§ **CHALLENGE**
Starting at the first line of the data, print each line verbatim up to and including the line bearing "plt.rcParams['font.family'] = ['Liberation", omitting pictures.

* start STORED DATA *

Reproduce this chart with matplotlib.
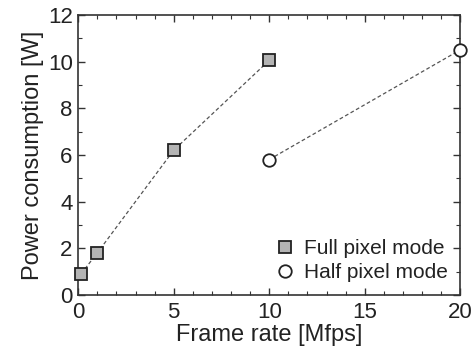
import matplotlib
matplotlib.use('Agg')
import matplotlib.pyplot as plt
from matplotlib.ticker import MultipleLocator

plt.rcParams['font.family'] = ['Liberation Sans', 'DejaVu Sans']

# Data
full_rate = [0.15, 1, 5, 10]
full_power = [0.9, 1.8, 6.2, 10.05]
half_rate = [10, 20]
half_power = [5.8, 10.5]

fig = plt.figure(figsize=(4.74, 3.54), dpi=100)
ax = fig.add_axes([0.165, 0.167, 0.806, 0.791])

ax.plot(full_rate, full_power, linestyle='--', dashes=(3, 2), color='#555555', lw=0.9,
        marker='s', markersize=8.5, markerfacecolor='#b4b4b4', markeredgecolor='#222222',
        markeredgewidth=1.3, label='Full pixel mode', clip_on=False, zorder=3)
ax.plot(half_rate, half_power, linestyle='--', dashes=(3, 2), color='#555555', lw=0.9,
        marker='o', markersize=9, markerfacecolor='white', markeredgecolor='#222222',
        markeredgewidth=1.3, label='Half pixel mode', clip_on=False, zorder=3)

ax.set_xlim(0, 20)
ax.set_ylim(0, 12)
ax.xaxis.set_major_locator(MultipleLocator(5))
ax.xaxis.set_minor_locator(MultipleLocator(1))
ax.yaxis.set_major_locator(MultipleLocator(2))
ax.yaxis.set_minor_locator(MultipleLocator(1))
ax.tick_params(which='both', direction='in', top=True, right=True, labelsize=16,
               color='#333333', labelcolor='#222222')
ax.tick_params(which='major', length=5, width=1)
ax.tick_params(axis='x', which='major', pad=5)
ax.tick_params(axis='y', which='major', pad=4)
ax.tick_params(which='minor', length=3, width=0.8)
for s in ax.spines.values():
    s.set_linewidth(1.2)
    s.set_color('#333333')

ax.set_xlabel('Frame rate [Mfps]', fontsize=17, color='#222222', labelpad=1)
ax.set_ylabel('Power consumption [W]', fontsize=17, color='#222222', labelpad=3)
ax.legend(loc='lower right', frameon=False, fontsize=15, handlelength=0.8,
          handletextpad=0.5, borderaxespad=0.2, labelspacing=0.25,
          labelcolor='#222222')
for h in ax.get_legend().legend_handles:
    h.set_linestyle('none')

fig.savefig('out.png', dpi=100)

* end STORED DATA *

§ **ANSWER TO THIS TASK**
Reproduce this chart with matplotlib.
import matplotlib
matplotlib.use('Agg')
import matplotlib.pyplot as plt
from matplotlib.ticker import MultipleLocator

plt.rcParams['font.family'] = ['Liberation Sans', 'DejaVu Sans']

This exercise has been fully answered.